Bir diğer hayat kurtaran konunun da ‘Doğal Afet Konteynerleri’ olduğuna değinen Naimi, olası deprem sonrası insani yardım, ilaç ve gıda teminin çok önemli olacağını söyledi. Bu konteynerlerin bölge nüfusuna göre planlanmasının şart olduğunu, ancak İstanbul için bu konuda yeterince çalışma yapılmadığını vurguladı. 

“BİNALARIN YAPIM AŞAMASINDA DENETLENMESİ, DEPREM YÜKÜNÜ AZALTIR” 

Binaların yapım aşamasında belli aralıklarla sürekli olarak denetlenmesini öneren Naimi, “Belediye ve Çevre Şehircilik İl Müdürlükleri tarafından teknik olarak belli aralıklarla ve sürekli şantiyelerin denetlenmesi gerekiyor. Bu, hem ihmallerin ve eksik malzeme kullanımının önünü keser hem de deprem anında can kaybını azaltmış olur” dedi. 

KENTİN ALT YAPISINI NE DERECE GÜVENLİ? 

Doç. Dr. Naimi, 26 Eylül 2019 5,8 büyüklüğü İstanbul depreminde telekomünikasyon alt yapısının servis dışı kalarak iletişim kaosu yaşandığını da hatırlattı. Kentin elektrik ağı, doğal gaz şebekesi, içme suyu şebekesi, kanalizasyon, yollar, köprüler gibi kilit yerlerin zarar görmeleri halinde depremin etkisini öngörülemeyecek biçimde ağırlaştıracakları tespitinde bulundu. Kurtarma ekiplerinin işinin de zorlaşacağını ifade eden Naimi, “Sağlam bir alt yapı bir kentin olmazsa olmazıdır. Bu alanların deprem güvenliğinden emin olunması gerekiyor” şeklide konuştu.   

“DEPREM ANINDA NE YAPACAĞINI BİLMEK HAYAT KURTARIR” 

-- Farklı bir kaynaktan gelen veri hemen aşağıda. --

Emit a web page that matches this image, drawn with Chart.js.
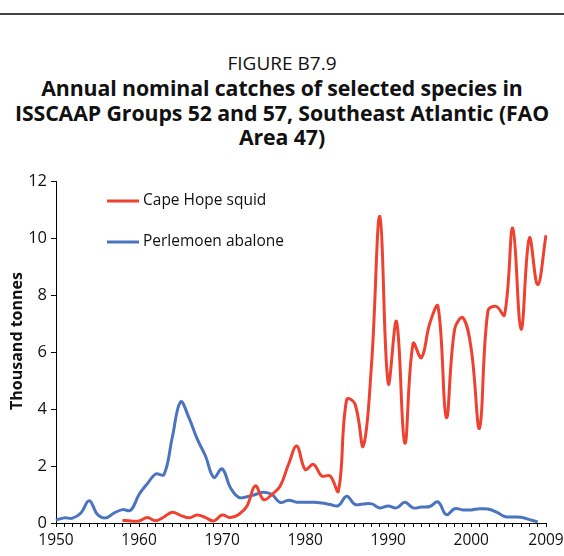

Deprem kuşağında bulunan bir ülke olduğumuzu zaman zaman unuttuğumuzu söyleyen Naimi, deprem anında ve sonrasında nasıl davranmaları gerektiğinin eğitimlerinin verilmesi gerektiğini vurguladı. Naimi son olarak, “Depremle ilgili sıkça bilgilendirmeler yapılmalı ve tatbikatlar düzenlemeli. Çocuklara deprem simülatörleri ile deprem anında nasıl davranmaları gerektiğini öğretilmeli. Yeni nesil, deprem esnasında panik olmadan mantıklı davranmayı öğrenmeli. Ev içi düzenlemelerin (mobilyaların sabitlenmesi vb. gibi) de yine deprem riski düşünülerek yapılması gerekmektedir” diyerek önerilerini dile getirdi.